This project incorporated Building Integrated Solar Technology (BIST) systems including solar thermal and solar electric (photovoltaic or PV) systems along with additional insulation, air barrier improvements, above sheathing ventilation (ASV), rainwater harvesting, and a retrofit roofing system. The overall objective was to determine if the dynamic integrated retrofit metal roofing system could reduce energy and water consumption, mitigate the building’s environmental impact, lower construction and operating costs, and reduce the building’s overall energy intensity.
A holistically designed retrofit metal re-roofing system creates an air space by adding structural subframing atop the existing roof and then installing a new metal roof over the assembly. This air space provides the opportunity to add high-performance insulation and solar thermal air and water heating and cooling systems between the two roofs. It then enables solar electricity and rainwater collection systems to be installed on the topside of the new metal roof. This innovative assembly of well-accepted roofing components is referred to as a "fully integrated retrofit metal roof system."
This project will demonstrate the synergy of these technologies when integrated into the overall retrofit roof assembly. Energy savings from these technologies will improve the energy efficiency of the building and lower the electrical energy demand from the grid and on fossil fuels for water heating and space conditioning. In addition, the incorporation of a rainwater harvesting system will reduce the demand for fresh water.
In an unfortunate turn of events, the building was converted to a data center after the baseline data collection period was established, substantially compromising the project’s ability to gather data. The experimental design did not include sufficient data collection to analyze the impact of adding approximately 9-12 KW load to the building’s baseline load in conjunction with the complex roof assembly that was installed, pinpoint the effects of the many factors interacting on the building (the effect of ASV on the solar thermal system, variations in performance of the ASV system with varying wind loads), and distinguish the true source of energy savings (insulation vs. ASV technology, insulation vs. solar thermal energy systems, etc.).
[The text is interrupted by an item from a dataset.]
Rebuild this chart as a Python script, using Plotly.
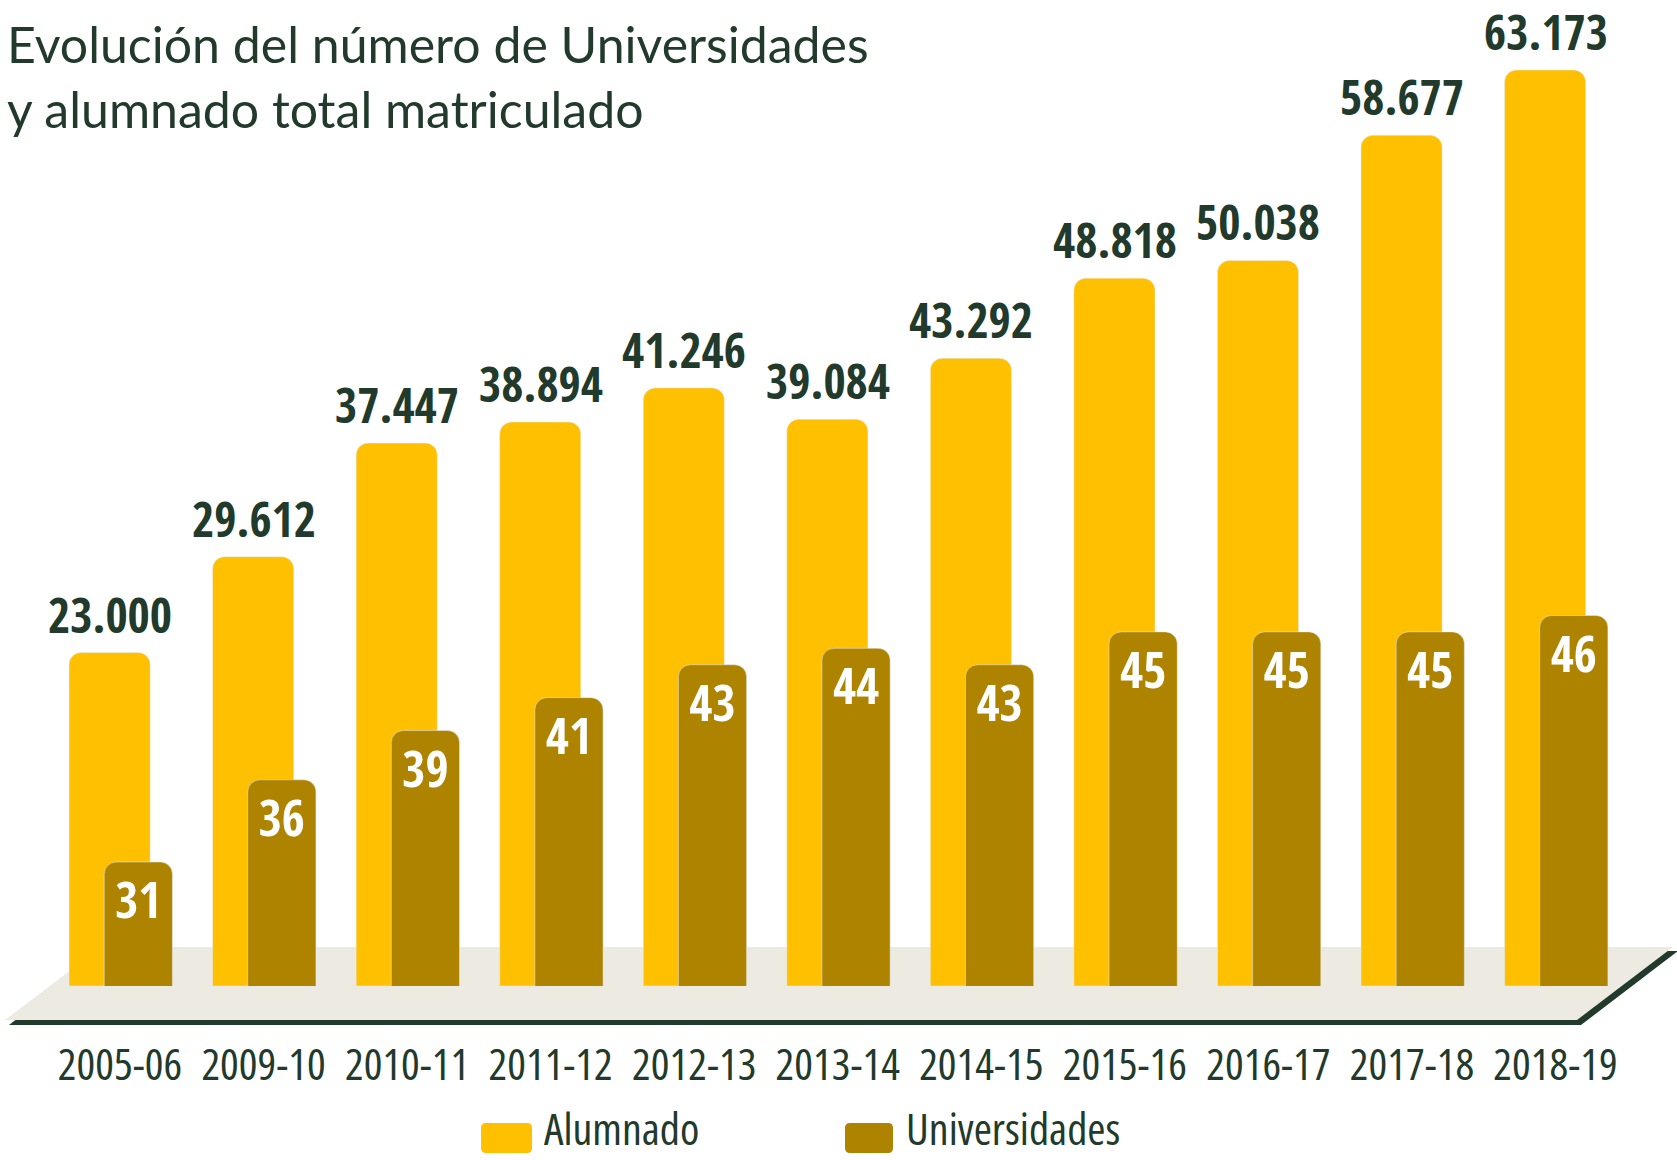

The facility used more electricity during the post-construction monitoring period than it did in prior years, despite the PV system producing 59,039 kWh of solar electricity in FY 2013. The natural gas consumption in FY 2013 was 32.2 thousand cubic feet of natural gas (KCFNG) less than FY 2012 of which 27.0 KCFNG was offset by the hydronic solar thermal system. The thermal energy savings totaled less than 10% of the savings projected. Additionally, the installation personnel reported that the rainwater harvesting system was not utilized because of issues with the irrigation system maintenance and a general ban base-wide on irrigation due to excessive drought conditions.
Though the building’s change in use drastically altered the course of this project, the basic principles of energy savings through retrofit roofing, which encompasses insulation enhancements and renewable energy systems, were demonstrated.
The high performance retrofit metal roofing system demonstrated in this project should be considered as one of a number of possible retrofit roofing designs that are adaptable to the current DoD building stock, particularly on those buildings that have metal roofs.
Key lessons learned from this project are as follows:
Implementation sites should be surveyed for suitability, i.e., is the building in need of a new metal roof, and if so, implementation schedules should prioritize those buildings that will deliver a maximum rate of return on the investment.